#### [STATED GOAL]
Return every line of the data below that includes the string "script".

#### [PROVIDED RECORDS]
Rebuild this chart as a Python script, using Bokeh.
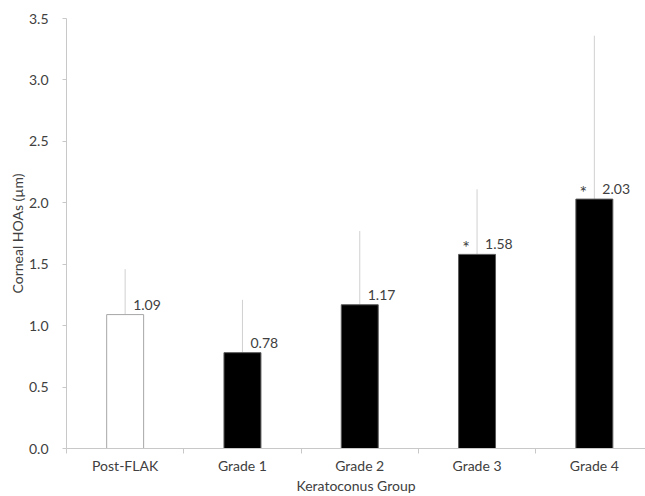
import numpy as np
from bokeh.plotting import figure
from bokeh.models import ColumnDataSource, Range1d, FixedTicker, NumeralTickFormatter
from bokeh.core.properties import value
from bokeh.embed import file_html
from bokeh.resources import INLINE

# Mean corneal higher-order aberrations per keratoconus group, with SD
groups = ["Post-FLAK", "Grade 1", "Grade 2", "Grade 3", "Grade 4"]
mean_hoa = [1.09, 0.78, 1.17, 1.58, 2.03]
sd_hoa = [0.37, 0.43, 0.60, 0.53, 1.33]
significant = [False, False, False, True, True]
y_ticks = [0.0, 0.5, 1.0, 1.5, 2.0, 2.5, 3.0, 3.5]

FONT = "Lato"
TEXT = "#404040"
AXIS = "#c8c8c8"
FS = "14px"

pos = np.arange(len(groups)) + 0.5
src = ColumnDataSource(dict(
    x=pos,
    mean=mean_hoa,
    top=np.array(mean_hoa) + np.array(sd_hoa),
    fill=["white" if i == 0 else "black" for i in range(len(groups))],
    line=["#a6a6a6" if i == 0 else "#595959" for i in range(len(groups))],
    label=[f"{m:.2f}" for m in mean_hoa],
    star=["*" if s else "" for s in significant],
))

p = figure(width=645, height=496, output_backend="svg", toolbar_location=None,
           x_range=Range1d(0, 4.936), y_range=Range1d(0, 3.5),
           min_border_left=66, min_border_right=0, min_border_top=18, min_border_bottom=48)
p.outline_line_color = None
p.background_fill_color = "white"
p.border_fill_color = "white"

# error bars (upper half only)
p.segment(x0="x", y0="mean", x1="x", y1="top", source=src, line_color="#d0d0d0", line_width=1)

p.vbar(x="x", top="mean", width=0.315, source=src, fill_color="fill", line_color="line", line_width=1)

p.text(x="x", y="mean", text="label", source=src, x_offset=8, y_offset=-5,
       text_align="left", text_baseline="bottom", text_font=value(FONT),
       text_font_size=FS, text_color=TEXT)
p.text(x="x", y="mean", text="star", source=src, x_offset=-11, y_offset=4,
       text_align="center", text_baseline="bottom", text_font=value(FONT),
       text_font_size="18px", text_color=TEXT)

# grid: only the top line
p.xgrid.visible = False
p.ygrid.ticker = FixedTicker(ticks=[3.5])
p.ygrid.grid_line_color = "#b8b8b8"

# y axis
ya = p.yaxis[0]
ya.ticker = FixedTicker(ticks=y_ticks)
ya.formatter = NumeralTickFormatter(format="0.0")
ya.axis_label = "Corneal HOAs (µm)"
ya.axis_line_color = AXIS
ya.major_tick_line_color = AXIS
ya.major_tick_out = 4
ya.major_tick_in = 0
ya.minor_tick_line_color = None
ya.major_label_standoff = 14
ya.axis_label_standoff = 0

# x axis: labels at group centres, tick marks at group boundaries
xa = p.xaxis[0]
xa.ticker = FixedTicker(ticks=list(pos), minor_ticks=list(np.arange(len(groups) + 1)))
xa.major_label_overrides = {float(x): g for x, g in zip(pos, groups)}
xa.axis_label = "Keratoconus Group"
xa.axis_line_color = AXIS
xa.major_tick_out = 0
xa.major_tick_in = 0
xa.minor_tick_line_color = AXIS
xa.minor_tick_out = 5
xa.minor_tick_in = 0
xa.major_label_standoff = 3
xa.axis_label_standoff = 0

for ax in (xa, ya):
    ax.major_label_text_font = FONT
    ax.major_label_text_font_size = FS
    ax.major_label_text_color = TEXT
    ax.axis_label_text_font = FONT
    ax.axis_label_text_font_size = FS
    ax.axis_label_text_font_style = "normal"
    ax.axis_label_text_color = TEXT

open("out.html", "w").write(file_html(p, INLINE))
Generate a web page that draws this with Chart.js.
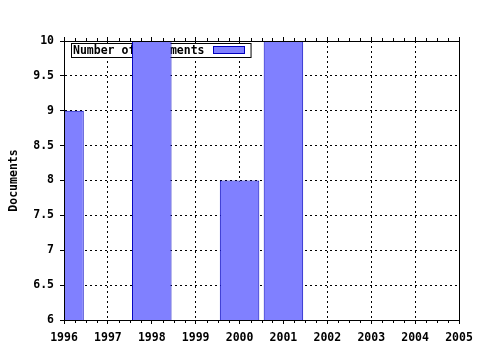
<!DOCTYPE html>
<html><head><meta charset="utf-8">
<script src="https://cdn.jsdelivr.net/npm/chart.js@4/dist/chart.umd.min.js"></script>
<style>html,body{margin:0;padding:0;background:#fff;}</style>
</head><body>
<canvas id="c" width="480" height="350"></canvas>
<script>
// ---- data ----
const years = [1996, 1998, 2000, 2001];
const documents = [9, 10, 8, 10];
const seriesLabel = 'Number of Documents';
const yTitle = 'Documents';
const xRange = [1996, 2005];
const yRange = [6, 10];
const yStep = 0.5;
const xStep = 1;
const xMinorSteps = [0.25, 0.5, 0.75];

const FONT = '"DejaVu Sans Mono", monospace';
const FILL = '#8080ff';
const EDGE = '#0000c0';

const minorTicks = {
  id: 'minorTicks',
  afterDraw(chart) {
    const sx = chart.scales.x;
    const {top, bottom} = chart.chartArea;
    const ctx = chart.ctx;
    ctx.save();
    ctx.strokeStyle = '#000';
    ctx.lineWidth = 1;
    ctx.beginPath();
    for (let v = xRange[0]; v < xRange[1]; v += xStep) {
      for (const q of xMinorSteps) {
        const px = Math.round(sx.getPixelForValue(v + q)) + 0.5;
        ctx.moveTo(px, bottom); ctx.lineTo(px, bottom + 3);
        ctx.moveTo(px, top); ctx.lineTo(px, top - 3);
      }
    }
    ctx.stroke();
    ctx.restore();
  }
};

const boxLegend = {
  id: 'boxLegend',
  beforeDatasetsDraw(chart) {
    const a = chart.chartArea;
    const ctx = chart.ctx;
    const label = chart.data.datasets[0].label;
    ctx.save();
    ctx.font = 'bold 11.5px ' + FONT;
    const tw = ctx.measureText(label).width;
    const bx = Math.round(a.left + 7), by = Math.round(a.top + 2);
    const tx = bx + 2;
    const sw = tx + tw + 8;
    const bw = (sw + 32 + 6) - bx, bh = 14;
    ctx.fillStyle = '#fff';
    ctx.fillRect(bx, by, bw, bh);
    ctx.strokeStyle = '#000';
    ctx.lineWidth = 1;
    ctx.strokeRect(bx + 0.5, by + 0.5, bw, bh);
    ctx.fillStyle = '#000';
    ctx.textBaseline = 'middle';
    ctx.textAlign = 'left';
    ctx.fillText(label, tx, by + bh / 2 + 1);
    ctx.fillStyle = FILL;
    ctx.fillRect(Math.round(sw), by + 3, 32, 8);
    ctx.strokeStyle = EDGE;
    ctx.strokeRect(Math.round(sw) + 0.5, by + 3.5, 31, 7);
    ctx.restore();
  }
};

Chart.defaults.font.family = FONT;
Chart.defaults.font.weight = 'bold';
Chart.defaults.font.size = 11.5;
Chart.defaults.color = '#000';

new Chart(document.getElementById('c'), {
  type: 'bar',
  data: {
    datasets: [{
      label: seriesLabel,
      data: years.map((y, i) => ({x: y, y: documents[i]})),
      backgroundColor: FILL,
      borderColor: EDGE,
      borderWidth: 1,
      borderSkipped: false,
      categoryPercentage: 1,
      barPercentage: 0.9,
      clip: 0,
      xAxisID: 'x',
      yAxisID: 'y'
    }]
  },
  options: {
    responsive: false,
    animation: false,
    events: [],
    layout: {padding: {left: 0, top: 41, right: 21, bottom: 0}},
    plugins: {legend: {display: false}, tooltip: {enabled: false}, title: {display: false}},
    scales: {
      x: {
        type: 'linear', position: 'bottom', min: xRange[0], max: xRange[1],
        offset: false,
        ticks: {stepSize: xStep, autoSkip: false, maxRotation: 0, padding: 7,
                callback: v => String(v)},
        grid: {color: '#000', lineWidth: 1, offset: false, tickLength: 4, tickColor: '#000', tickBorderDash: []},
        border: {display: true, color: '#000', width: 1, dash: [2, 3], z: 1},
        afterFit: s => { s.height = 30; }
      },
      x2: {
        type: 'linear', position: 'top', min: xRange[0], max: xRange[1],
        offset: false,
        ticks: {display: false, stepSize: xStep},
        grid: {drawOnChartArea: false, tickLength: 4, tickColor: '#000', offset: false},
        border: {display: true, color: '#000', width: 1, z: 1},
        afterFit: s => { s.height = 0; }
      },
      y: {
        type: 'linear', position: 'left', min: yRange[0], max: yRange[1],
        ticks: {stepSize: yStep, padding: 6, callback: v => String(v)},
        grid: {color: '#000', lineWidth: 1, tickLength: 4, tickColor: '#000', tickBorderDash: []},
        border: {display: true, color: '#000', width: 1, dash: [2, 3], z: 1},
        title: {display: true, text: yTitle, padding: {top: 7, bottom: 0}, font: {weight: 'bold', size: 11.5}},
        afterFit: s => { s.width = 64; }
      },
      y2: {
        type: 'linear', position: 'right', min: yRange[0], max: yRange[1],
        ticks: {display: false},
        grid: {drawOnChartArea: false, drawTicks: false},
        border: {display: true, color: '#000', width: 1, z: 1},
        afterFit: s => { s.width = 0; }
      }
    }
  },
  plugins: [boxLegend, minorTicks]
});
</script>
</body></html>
--
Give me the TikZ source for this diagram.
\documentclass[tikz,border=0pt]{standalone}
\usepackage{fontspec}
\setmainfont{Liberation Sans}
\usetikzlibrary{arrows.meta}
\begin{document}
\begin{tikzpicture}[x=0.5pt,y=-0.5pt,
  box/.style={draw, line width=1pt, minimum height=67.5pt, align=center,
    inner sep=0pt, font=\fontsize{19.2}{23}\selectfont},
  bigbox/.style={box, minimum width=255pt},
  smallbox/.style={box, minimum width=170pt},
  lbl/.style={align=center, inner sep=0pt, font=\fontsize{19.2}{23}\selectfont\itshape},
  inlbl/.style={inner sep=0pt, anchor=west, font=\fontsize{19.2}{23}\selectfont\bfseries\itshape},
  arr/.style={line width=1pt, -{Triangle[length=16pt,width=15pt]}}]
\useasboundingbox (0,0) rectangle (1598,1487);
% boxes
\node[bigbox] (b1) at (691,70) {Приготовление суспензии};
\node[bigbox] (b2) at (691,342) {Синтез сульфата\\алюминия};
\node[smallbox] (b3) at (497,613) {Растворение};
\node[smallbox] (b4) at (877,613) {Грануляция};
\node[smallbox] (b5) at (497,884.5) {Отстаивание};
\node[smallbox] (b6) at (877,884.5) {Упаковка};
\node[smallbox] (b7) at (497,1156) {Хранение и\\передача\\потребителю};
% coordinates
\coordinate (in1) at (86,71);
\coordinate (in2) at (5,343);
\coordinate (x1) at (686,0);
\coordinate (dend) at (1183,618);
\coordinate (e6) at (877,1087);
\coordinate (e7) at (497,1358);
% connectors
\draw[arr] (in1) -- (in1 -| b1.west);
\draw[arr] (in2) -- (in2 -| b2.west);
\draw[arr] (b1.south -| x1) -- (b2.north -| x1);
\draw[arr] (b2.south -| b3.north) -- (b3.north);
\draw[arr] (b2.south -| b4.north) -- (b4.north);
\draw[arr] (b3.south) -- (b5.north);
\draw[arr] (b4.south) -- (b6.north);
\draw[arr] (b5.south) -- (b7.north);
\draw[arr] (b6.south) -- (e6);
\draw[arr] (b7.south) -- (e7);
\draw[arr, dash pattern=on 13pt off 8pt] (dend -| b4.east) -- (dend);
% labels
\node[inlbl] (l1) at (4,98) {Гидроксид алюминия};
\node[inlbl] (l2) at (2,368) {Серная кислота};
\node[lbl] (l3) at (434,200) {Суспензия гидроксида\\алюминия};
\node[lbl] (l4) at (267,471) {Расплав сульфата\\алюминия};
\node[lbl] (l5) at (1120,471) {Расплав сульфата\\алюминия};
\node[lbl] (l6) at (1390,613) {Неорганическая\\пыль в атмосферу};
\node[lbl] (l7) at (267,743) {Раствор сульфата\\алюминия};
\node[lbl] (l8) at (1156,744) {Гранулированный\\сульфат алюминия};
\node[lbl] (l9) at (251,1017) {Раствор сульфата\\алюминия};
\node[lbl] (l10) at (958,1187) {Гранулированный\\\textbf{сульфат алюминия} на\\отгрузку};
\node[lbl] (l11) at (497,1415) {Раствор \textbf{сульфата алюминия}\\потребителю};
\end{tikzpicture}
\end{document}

#### [COMPLETED TASK]
Rebuild this chart as a Python script, using Bokeh.
<script src="https://cdn.jsdelivr.net/npm/chart.js@4/dist/chart.umd.min.js"></script>
<script>
</script>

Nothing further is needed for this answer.